> Required task
All lines from the beginning of the listing through the line with "(e) at (685,-545);" are to be copied word for word; the pictures are not.

▬▬▬▬▬▬▬▬▬▬

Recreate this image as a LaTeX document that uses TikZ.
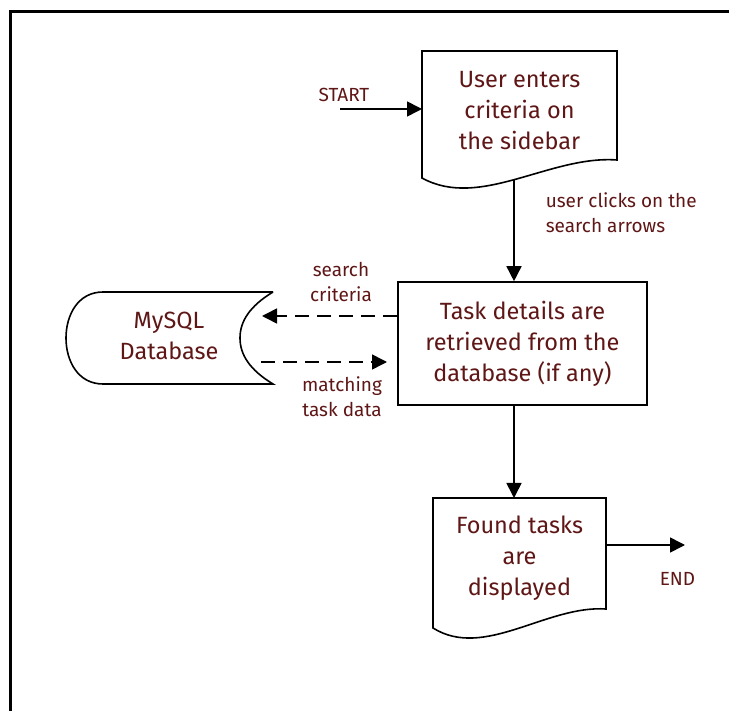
\documentclass[tikz,border=0pt]{standalone}
\usepackage{fontspec}
\setmainfont{Fira Sans}
\usetikzlibrary{arrows.meta}
\definecolor{txt}{RGB}{95,22,22}
\begin{document}
\begin{tikzpicture}[x=1pt,y=1pt,
  line width=1.6pt,
  big/.style={font=\fontsize{23.5}{31}\selectfont, text=txt, align=center, inner sep=0pt},
  small/.style={font=\fontsize{19}{25}\selectfont, text=txt, align=center, inner sep=0pt},
  arr/.style={-{Triangle[length=15pt,width=15pt]}, line width=1.6pt},
  dasharr/.style={arr, dash pattern=on 14pt off 8pt},
  shapebox/.style={draw, line width=1.6pt, fill=white}]
\useasboundingbox (0,0) rectangle (729,-711);
% frame
\draw[line width=3pt] (729,-12) -- (10,-12) -- (10,-711);

% document 1
\draw[shapebox] (422,-51) -- (617,-51) -- (617,-160)
  .. controls (550,-155) and (480,-210) .. (422,-178) -- cycle;
\node[big] (d1) at (519.5,-110.5) {User enters\\criteria on\\the sidebar};
\coordinate (d1w) at (422,-109);
\coordinate (w1) at (514,-180);

% process box
\node[shapebox, big, minimum width=249pt, minimum height=123pt] (p) at (522.5,-343.5)
  {Task details are\\retrieved from the\\database (if any)};

% document 2
\draw[shapebox] (433,-498) -- (606,-498) -- (606,-609)
  .. controls (546.5,-605) and (484,-660) .. (433,-628) -- cycle;
\node[big] (d2) at (519.5,-558) {Found tasks\\are\\displayed};
\coordinate (t2) at (514,-498);
\coordinate (d2r) at (606,-545);
\coordinate (e) at (685,-545);

% database
\draw[shapebox] (273,-292) -- (103,-292)
  .. controls (78,-292) and (66,-315) .. (66,-338)
  .. controls (66,-361) and (78,-384) .. (103,-384) -- (273,-384)
  .. controls (250,-370) and (240,-355) .. (240,-338)
  .. controls (240,-321) and (250,-306) .. (273,-292);
\node[big] (db) at (169,-335.5) {MySQL\\Database};
\coordinate (dbr1) at (262,-316);
\coordinate (dbr2) at (261,-362);
\coordinate (pin) at (387,-362);

% start
\coordinate (s) at (340,-109);
\node[small] (lstart) at (344,-95) {START};
\draw[arr] (s) -- (d1w);

% connectors
\draw[arr] (w1) -- (w1 |- p.north);
\node[small, align=left, anchor=west] (lclick) at (545,-212.5) {user clicks on the\\search arrows};

\draw[dasharr] (p.west |- dbr1) -- (dbr1);
\draw[dasharr] (dbr2) -- (pin);
\node[small] (lsc) at (341,-282) {search\\criteria};
\node[small] (lmt) at (342,-397) {matching\\task data};

\draw[arr] (p.south -| t2) -- (t2);
\draw[arr] (d2r) -- (e);
\node[small] (lend) at (677.5,-579) {END};
\end{tikzpicture}
\end{document}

▬▬▬▬▬▬▬▬▬▬

> Exercise answer
Recreate this image as a LaTeX document that uses TikZ.
\documentclass[tikz,border=0pt]{standalone}
\usepackage{fontspec}
\setmainfont{Fira Sans}
\usetikzlibrary{arrows.meta}
\definecolor{txt}{RGB}{95,22,22}
\begin{document}
\begin{tikzpicture}[x=1pt,y=1pt,
  line width=1.6pt,
  big/.style={font=\fontsize{23.5}{31}\selectfont, text=txt, align=center, inner sep=0pt},
  small/.style={font=\fontsize{19}{25}\selectfont, text=txt, align=center, inner sep=0pt},
  arr/.style={-{Triangle[length=15pt,width=15pt]}, line width=1.6pt},
  dasharr/.style={arr, dash pattern=on 14pt off 8pt},
  shapebox/.style={draw, line width=1.6pt, fill=white}]
\useasboundingbox (0,0) rectangle (729,-711);
% frame
\draw[line width=3pt] (729,-12) -- (10,-12) -- (10,-711);

% document 1
\draw[shapebox] (422,-51) -- (617,-51) -- (617,-160)
  .. controls (550,-155) and (480,-210) .. (422,-178) -- cycle;
\node[big] (d1) at (519.5,-110.5) {User enters\\criteria on\\the sidebar};
\coordinate (d1w) at (422,-109);
\coordinate (w1) at (514,-180);

% process box
\node[shapebox, big, minimum width=249pt, minimum height=123pt] (p) at (522.5,-343.5)
  {Task details are\\retrieved from the\\database (if any)};

% document 2
\draw[shapebox] (433,-498) -- (606,-498) -- (606,-609)
  .. controls (546.5,-605) and (484,-660) .. (433,-628) -- cycle;
\node[big] (d2) at (519.5,-558) {Found tasks\\are\\displayed};
\coordinate (t2) at (514,-498);
\coordinate (d2r) at (606,-545);
\coordinate (e) at (685,-545);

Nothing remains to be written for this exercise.